Students help boost economy in High River
Small business owners gain help from Mount Royal students
Torrents of water violently pushed through window panes and wooden doors, flooding homes and forcing residents out of High River and into homelessness. Fences were flattened, and the earth took a new shape. Railroad tracks stood vertically upwards from the ground and sewage painted green grass brown.
The 2013 floods wreaked havoc on the small town outside of Calgary, creating a new and catastrophic reality for residents. The once lively community is now struggling to survive.
Students from the Bissett School of Business at Mount Royal University are building their entrepreneurial skills hands-on through two community-based initiatives lead by Associate Professor Wendelin Fraser and the High River Renewal Office.
“This is a case study in the making. There has never been a plan on how to come back from a natural disaster. Most of these businesses are only able to buy the bare necessities to keep running,” said Danielle Gibbie, a fourth year business student.
The two-tiered program utilizes students taking Fraser’s Students in Entrepreneurship — ‘Growing the Experience’ course and Enactus, a non-profit student-led chapter that uses entrepreneurial action to help create a more sustainable community. Students will work with the small business owners in High River that were impacted by the 2013 floods.

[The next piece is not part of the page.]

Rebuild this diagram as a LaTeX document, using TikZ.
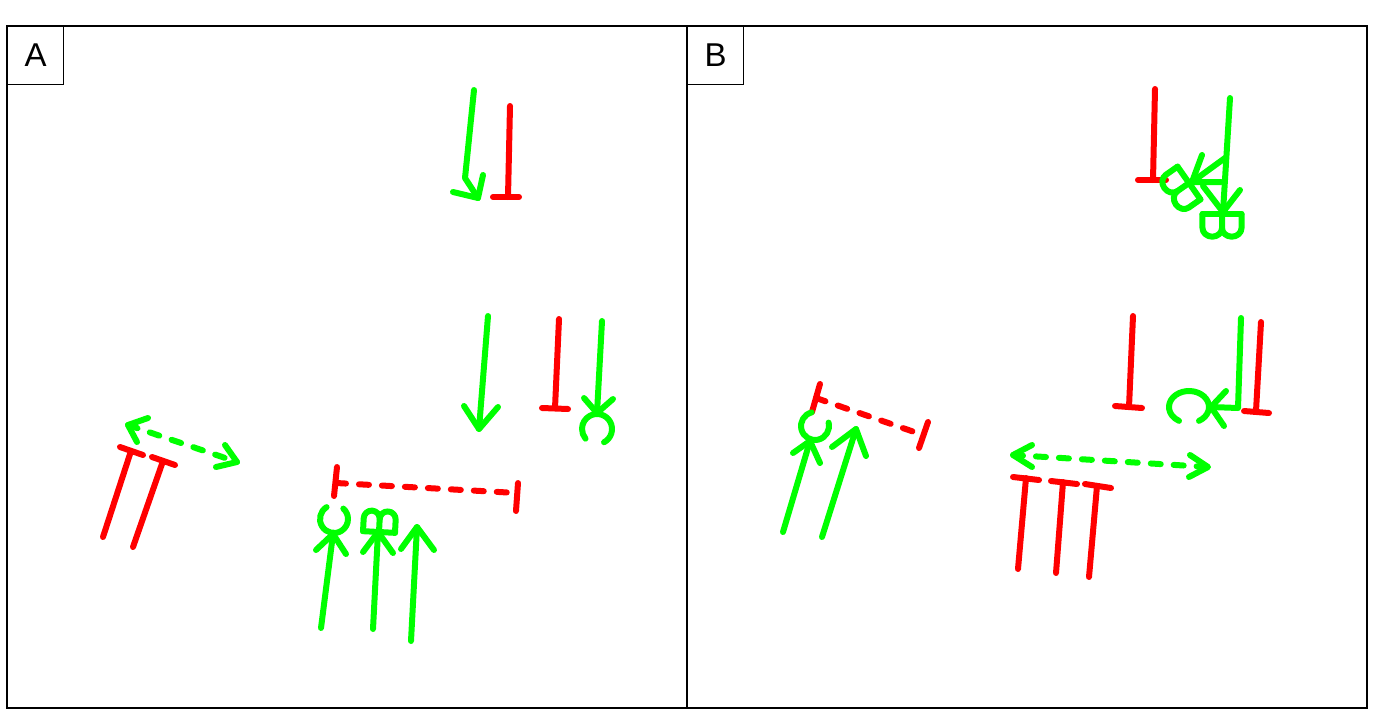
\documentclass[tikz,border=0pt]{standalone}
\usepackage{fontspec}
\setmainfont{Liberation Sans}
\definecolor{actgreen}{RGB}{0, 255, 0}
\definecolor{inhred}{RGB}{255, 0, 0}
\usetikzlibrary{calc}

\tikzset{
  pics/bglyph/.style={code={
    \draw[act] (-16,0) -- (16,0);
    \draw[act] (-16,0) -- (-16,-13) arc[start angle=180, end angle=360, radius=8] -- (0,0);
    \draw[act] (0,-13) arc[start angle=180, end angle=360, radius=8] -- (16,0);
  }}
}

\begin{document}
\begin{tikzpicture}[x=1pt, y=-1pt,
  act/.style={draw=actgreen, line width=6pt, line cap=round, line join=round},
  inh/.style={draw=inhred, line width=6pt, line cap=round, line join=round},
  dashline/.style={dash pattern=on 10pt off 13pt},
  frame/.style={draw=black, line width=1.2pt},
  panel label/.style={draw, line width=1.2pt, anchor=north west, minimum width=56pt, minimum height=58pt, inner sep=0pt, font=\fontsize{33}{38}\selectfont}]

  \useasboundingbox (0,0) rectangle (1400,720);
  \fill[white] (0,0) rectangle (1400,720);

  % Panels
  \draw[frame] (7,26) rectangle (687,708);
  \draw[frame] (687,26) rectangle (1367,708);
  \node[panel label] (labA) at (7,26) {A};
  \node[panel label] (labB) at (687,26) {B};

  % Panel A: inhibitions
  \draw[inh] (510,106) -- (508,197);
  \draw[inh] (493,197) -- (519,197);
  \draw[inh] (559,319) -- (555,408);
  \draw[inh] (542,408) -- (568,409);
  \draw[inh] (103,537) -- (131,451);
  \draw[inh] (120,447) -- (143,455);
  \draw[inh] (133,547) -- (163,461);
  \draw[inh] (152,457) -- (175,465);
  \draw[inh, dashline] (336,483) -- (517,493);
  \draw[inh] (337,467) -- (334,496);
  \draw[inh] (518,483) -- (516,511);

  % Panel A: activations
  \draw[act] (474,90) -- (465,178) -- (478,198);
  \draw[act] (453,192) -- (478,198) -- (483,175);
  \draw[act] (488,316) -- (479,429);
  \draw[act] (464,406) -- (479,429) -- (498,407);
  \draw[act] (602,321) -- (597,413);
  \draw[act] (584,398) -- (597,413) -- (613,399);
  \draw[act] (597,429) ++(-298:15) arc[start angle=-298, end angle=-580, radius=15];
  \draw[act, dashline] (128,425) -- (237,462);
  \draw[act] (148,418) -- (128,425) -- (137,442);
  \draw[act] (225,445) -- (237,462) -- (216,467);
  \draw[act] (321,628) -- (333,534);
  \draw[act] (316,550) -- (333,534) -- (346,554);
  \draw[act] (334,519) ++(-122:14) arc[start angle=-122, end angle=-408, radius=14];
  \draw[act] (373,629) -- (378,532);
  \draw[act] (363,552) -- (378,532) -- (393,553);
  \pic[rotate=-3] at (379,532) {bglyph};
  \draw[act] (411,641) -- (417,527);
  \draw[act] (401,549) -- (417,527) -- (434,550);

  % Panel B: inhibitions
  \draw[inh] (1155,89) -- (1153,180);
  \draw[inh] (1138,180) -- (1166,180);
  \draw[inh] (1133,316) -- (1129,407);
  \draw[inh] (1115,406) -- (1142,408);
  \draw[inh] (1261,322) -- (1256,411);
  \draw[inh] (1244,411) -- (1269,413);
  \draw[inh, dashline] (816,398) -- (923,435);
  \draw[inh] (820,384) -- (812,412);
  \draw[inh] (928,422) -- (919,448);
  \draw[inh] (1018,569) -- (1026,478);
  \draw[inh] (1013,477) -- (1039,480);
  \draw[inh] (1056,573) -- (1063,482);
  \draw[inh] (1051,481) -- (1077,484);
  \draw[inh] (1089,577) -- (1097,486);
  \draw[inh] (1085,484) -- (1111,488);

  % Panel B: activations
  \draw[act] (1230,98) -- (1223,212);
  \draw[act] (1203,186) -- (1223,212) -- (1240,190);
  \pic[rotate=180, xscale=1.22, yscale=1.08] at (1222,214) {bglyph};
  \draw[act] (1225,158) -- (1192,182);
  \draw[act] (1202,155) -- (1192,182) -- (1221,182);
  \pic[rotate=125, xscale=1.25, yscale=1.1] at (1189,183) {bglyph};
  \draw[act] (1241,318) -- (1238,408) -- (1211,407);
  \draw[act] (1226,391) -- (1211,407) -- (1224,426);
  \draw[act] (1189,407) ++(-300:20 and 16) arc[start angle=-300, end angle=-600, x radius=20, y radius=16];
  \draw[act] (783,532) -- (810,441);
  \draw[act] (793,453) -- (810,441) -- (820,463);
  \draw[act] (815,426) ++(-104:14) arc[start angle=-104, end angle=-374, radius=14];
  \draw[act] (822,537) -- (856,429);
  \draw[act] (832,447) -- (856,429) -- (866,456);
  \draw[act, dashline] (1013,455) -- (1208,467);
  \draw[act] (1032,445) -- (1013,455) -- (1032,467);
  \draw[act] (1190,455) -- (1208,467) -- (1189,477);
\end{tikzpicture}
\end{document}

“Recognizing there was the flood, I knew businesses were so challenged in November,” said Fraser, “I thought that when offering this course in January, I would find ways for our students to partner with businesses in High River that were in such serious trouble.”
Fraser said the class currently has 16 students paired with 16 business owners. Students of the senior-level course will offer advice to local owners on boosting their business, while developing new growth strategies.
According to Zachary Champoux, a second-year business student who is also involved with Enactus, many business owners of the community don’t have a business background — which means advice from senior-level business students extremely helpful.
Champoux and Gibbie, who are both part of Enactus, will also be spearheading a project to get a Farmers Market set up in High River. Gibbie, who is leading the project, said that they want to boost the tourist attraction of the small town.
Champoux said Gibbie’s idea for a Farmers Market originated back in December during the event Wine, Dine and Shop. Calgarians piled into a bus and drove to High River, and enjoyed the evening drinking wine, eating food and shopping. The event raised $5,000 for the community. When Champoux saw the outcome, he decided to create a longer-term project that could help rebuild the economy.
Gibbie, who is also the president of Enactus, said that the Farmers Market will have a Market Collective feel to it, in order to draw tourists into the community.
“We want this to be a place where people can come and enjoy themselves. It will have more of an artistic feel, since the arts is where the community has been hit the hardest. Local artists will be able to showcase their work,” said Gibbie.
Families will be able to come to High River and enjoy the small community, which would boost popularity among other surrounding cities and towns, such as Calgary and Okotoks.
The next Enactus conference, held at the end of April, will showcase the High River project.